В этой связи вызывает беспокойство стремление президентского конгломерата подмять под себя СМИ. Пресловутая концепция «информационной безопасности» может привести — если уже не привела — к возникновению новой непререкаемой «Старой площади». Журналисты начинают работать с оглядкой. Главное достижение постсоветского ренессанса, свободная пресса, может отойти в область шепотковой ностальгии: «А помните, какие при демократии были газеты, какие журналы…»
Либеральное общество немыслимо без частной собственности. Собственность — это одна из самых насущных гражданских свобод. Наличие в стране частных бизнесов создает множество практических и нравственных альтернатив. У гражданина авторитарного государства альтернатив, по сути дела, нет. Всю жизнь он служит одному хозяину, государству, и не может от него уйти, не оказавшись в презираемой касте тунеядцев. В обществе свободного предпринимательства гражданин выбирает себе хозяина или сам становится хозяином. Его доход значительно превышает жалкие подачки государства.

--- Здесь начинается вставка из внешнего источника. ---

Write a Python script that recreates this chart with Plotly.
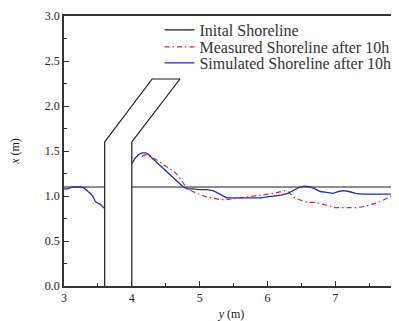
import plotly.graph_objects as go

# Initial shoreline + groin outline (None = break)
init_x = [3.0, 3.6, None, 3.6, 3.6, 4.3, 4.71, 4.0, 4.0, None, 4.0, 8.0]
init_y = [1.1, 1.1, None, 0.0, 1.6, 2.3, 2.3, 1.6, 0.0, None, 1.1, 1.1]

sim_x = [3.0, 3.05, 3.13, 3.2, 3.26, 3.31, 3.36, 3.40, 3.43, 3.46, 3.50, 3.53, 3.56, 3.6,
         None,
         4.0, 4.05, 4.1, 4.15, 4.2, 4.25, 4.3, 4.4, 4.5, 4.6, 4.7, 4.76, 4.82, 4.9, 5.0,
         5.1, 5.2, 5.3, 5.4, 5.5, 5.6, 5.7, 5.8, 5.9, 6.0, 6.1, 6.2, 6.3, 6.4, 6.48,
         6.55, 6.63, 6.7, 6.78, 6.87, 6.97, 7.05, 7.12, 7.2, 7.3, 7.4, 7.5, 7.6, 7.7,
         7.81, 7.88, 7.94]
sim_y = [1.08, 1.08, 1.10, 1.10, 1.10, 1.08, 1.05, 1.02, 0.99, 0.94, 0.92, 0.91, 0.89, 0.86,
         None,
         1.36, 1.42, 1.46, 1.48, 1.48, 1.46, 1.42, 1.35, 1.28, 1.21, 1.14, 1.10, 1.08, 1.08, 1.07,
         1.07, 1.06, 1.02, 0.98, 0.98, 0.98, 0.98, 0.98, 0.98, 0.99, 1.00, 1.01, 1.03, 1.07, 1.10,
         1.11, 1.10, 1.08, 1.05, 1.04, 1.03, 1.05, 1.06, 1.05, 1.03, 1.02, 1.02, 1.02, 1.02,
         1.02, 1.04, 1.05]

meas_x = [4.15, 4.2, 4.25, 4.3, 4.37, 4.45, 4.55, 4.64, 4.72, 4.78, 4.85, 4.95, 5.03, 5.1,
          5.18, 5.3, 5.4, 5.5, 5.6, 5.7, 5.8, 5.9, 6.0, 6.1, 6.2, 6.25, 6.3, 6.35, 6.4, 6.5,
          6.6, 6.7, 6.8, 6.9, 7.0, 7.1, 7.2, 7.3, 7.4, 7.5, 7.6, 7.7, 7.78, 7.85, 7.94]
meas_y = [1.44, 1.46, 1.45, 1.43, 1.40, 1.36, 1.31, 1.26, 1.19, 1.12, 1.07, 1.03, 1.01, 0.99,
          0.98, 0.96, 0.96, 0.97, 0.98, 0.99, 1.00, 1.01, 1.02, 1.03, 1.05, 1.06, 1.05, 1.01, 0.98, 0.95,
          0.93, 0.93, 0.91, 0.89, 0.87, 0.87, 0.87, 0.87, 0.88, 0.90, 0.92, 0.95, 0.98, 1.01, 1.05]

names = ["Inital Shoreline", "Measured Shoreline after 10h", "Simulated Shoreline after 10h"]

font = "Liberation Serif"
axc = "#333333"

fig = go.Figure()
fig.add_trace(go.Scatter(x=init_x, y=init_y, mode="lines", name=names[0], legend="legend",
                         line=dict(color="#1a1a1a", width=1.2), connectgaps=False))
fig.add_trace(go.Scatter(x=meas_x, y=meas_y, mode="lines", name=names[1], legend="legend2",
                         line=dict(color="#e8242a", width=1.2, dash="5px,3px,1.5px,3px")))
fig.add_trace(go.Scatter(x=sim_x, y=sim_y, mode="lines", name=names[2], legend="legend3",
                         line=dict(color="#2a2aa8", width=1.3), connectgaps=False))

leg_font = dict(family=font, size=16, color="#333333")
def leg(yc):
    return dict(x=0.285, y=yc, xanchor="left", yanchor="middle", bgcolor="rgba(0,0,0,0)",
                font=leg_font, itemwidth=30, borderwidth=0)

# body has an 8px margin, so the figure is sized to fill the rest of the window
fig.update_layout(
    width=391, height=313,
    margin=dict(l=56, r=0, t=8, b=35, autoexpand=False),
    plot_bgcolor="white", paper_bgcolor="white",
    font=dict(family=font, size=12, color="#222222"),
    showlegend=True,
    legend=leg(0.948), legend2=leg(0.885), legend3=leg(0.826),
    xaxis=dict(range=[3, 7.94], showgrid=False, zeroline=False, automargin=False,
               showline=True, linecolor=axc, linewidth=1.5, mirror=True,
               ticks="inside", ticklen=5, tickcolor=axc, tickwidth=1,
               tickvals=[3, 4, 5, 6, 7], ticktext=["3", "4", "5", "6", "7"],
               minor=dict(ticks="inside", ticklen=3, tickvals=[3.5, 4.5, 5.5, 6.5, 7.5],
                          tickcolor=axc),
               title=dict(text="<i>y</i> (m)", font=dict(family=font, size=12)),
               tickfont=dict(family=font, size=12)),
    yaxis=dict(range=[0, 3], showgrid=False, zeroline=False, automargin=False,
               showline=True, linecolor=axc, linewidth=1.5,
               ticks="inside", ticklen=5, tickcolor=axc, tickwidth=1,
               tickvals=[0, 0.5, 1.0, 1.5, 2.0, 2.5, 3.0],
               ticktext=["0.0", "0.5", "1.0", "1.5", "2.0", "2.5", "3.0"],
               minor=dict(ticks="inside", ticklen=3,
                          tickvals=[0.25, 0.75, 1.25, 1.75, 2.25, 2.75], tickcolor=axc),
               title=dict(text="<i>x</i> (m)", font=dict(family=font, size=12), standoff=28),
               tickfont=dict(family=font, size=12)),
)

fig.write_html("out.html")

Авторитаризм и коррупция — это естественный симбиоз. Казарменные расценки труда автоматически приводят к воровству и взяткам. «Просвещенное коммерческое общество», обеспечивая повышенный доход, способствует постепенному увяданию коррупции, этого наследия авторитарного социализма. Освободившись от подчинения единственному хозяину, государству, гражданин распрямляется. Он становится индивидуальностью плюралистического толка, то есть либералом.
Государство сейчас настраивает общество против людей, стоящих во главе крупных частных корпораций, так называемых олигархов. Президент бросил деструктивную фразу: «Скоро у нас не останется никаких олигархов». Эта фраза адресована не демосу, а охлосу. Демос спохватится, когда после устранения «олигархов» экономика, а вслед за ней и гражданские свободы начнут быстро погружаться в привычный совковый маразм. Вместо того чтобы ободрить людей, у которых достало смелости в постсоветском хаосе заняться частным предпринимательством, президент ставит их в двусмысленное положение, как это было с «нэпманами» в двадцатые годы. Временами это звучит как монолог в «театре Ионеско». Президент обвиняет «олигархов» в том, что они, построив себе дачи во Франции, развалили наш военный флот. В другой раз он грозит им «дубиной государства». Придуманный «враг» вытесняется из российского экономического, политического да и просто житейского пространства.
В российском обществе пока еще существует нечто, напоминающее либеральный фон. Не все еще позабыли идеалы августовской «революции духа». Увы, новые властные тенденции, похоже, направлены на выкорчевывание этих идеалов. Большевики получают свой коровий хорал. «Несокрушимая и легендарная» продолжает свой поход под прежним устрашающим монохромом. Надо бы еще посадить двуглавого на серп и молот, как в Третьем рейхе имперский орел сел на свастику. Волей-неволей возникает впечатление, что власть как бы испытывает людей: что еще они «скушают», промолчат или заговорят? Медленно, но упорно страну поворачивают вспять.
Оглядываясь на период первых российских Госдум, Маклаков с горечью писал: «История выработала два крайних типа общественных деятелей — “прислужников” и “бунтовщиков”. Независимых, самостоятельных, но лояльных по отношению к власти людей жизнь не воспитывала».
Мне все-таки кажется, что сейчас, по истечении первого постсоветского десятилетия, в обществе появился новый человеческий тип, не бунтовщик и не прислужник, но независимый и твердый либерал, своего рода российский европеец.